Haley’s defeat in New Hampshire has left her fans in progressive media circles distraught.

Poor Nikki, Poor Us,” wailed Gail Collins — who would probably no more vote for Nikki Haley in the general election than sprout wings and fly to the moon — for the New York Times in the wake of Haley’s loss in New Hampshire and likely exit from the race.

To get through the next 40 weeks of Trump V. Biden grudge match fun, Collins advises readers to “every week from now until the election you’ll read one play by William Shakespeare” or “spend some time memorizing poems by Emily Dickinson.”

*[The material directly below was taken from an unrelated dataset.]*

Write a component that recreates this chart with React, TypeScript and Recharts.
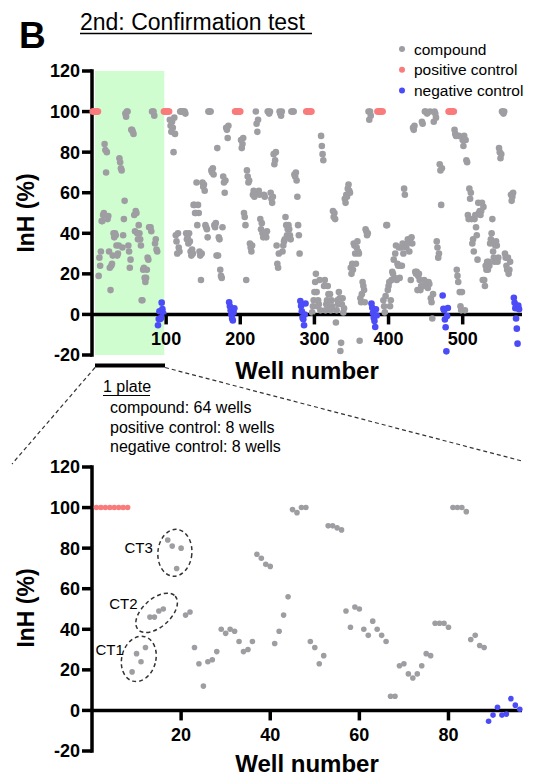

Other suggestions: “Taking up yoga”, “Learning to play the flute” and “Making a list of 40 home improvements and checking off one every week.”

She isn’t entirely joking.

Despite the many efforts of mainstream media outlets and deep-pocketed political donors, Haley can’t possibly remain in the race if she keeps losing primary after primary — which she will.

New Hampshire’s perfect storm of independent and unaffiliated voters isn’t true for her next stops. Trump spectacularly outperforms Haley with strongly-affiliated Republican Party voters, to say nothing of Trump voters.

Former South Carolina Governor Nikki Haley might have a chance of eking out a win in her home state — but that is the last of the good news for Haley on the campaign trail in 2024.

Might be time to hit the dusty road.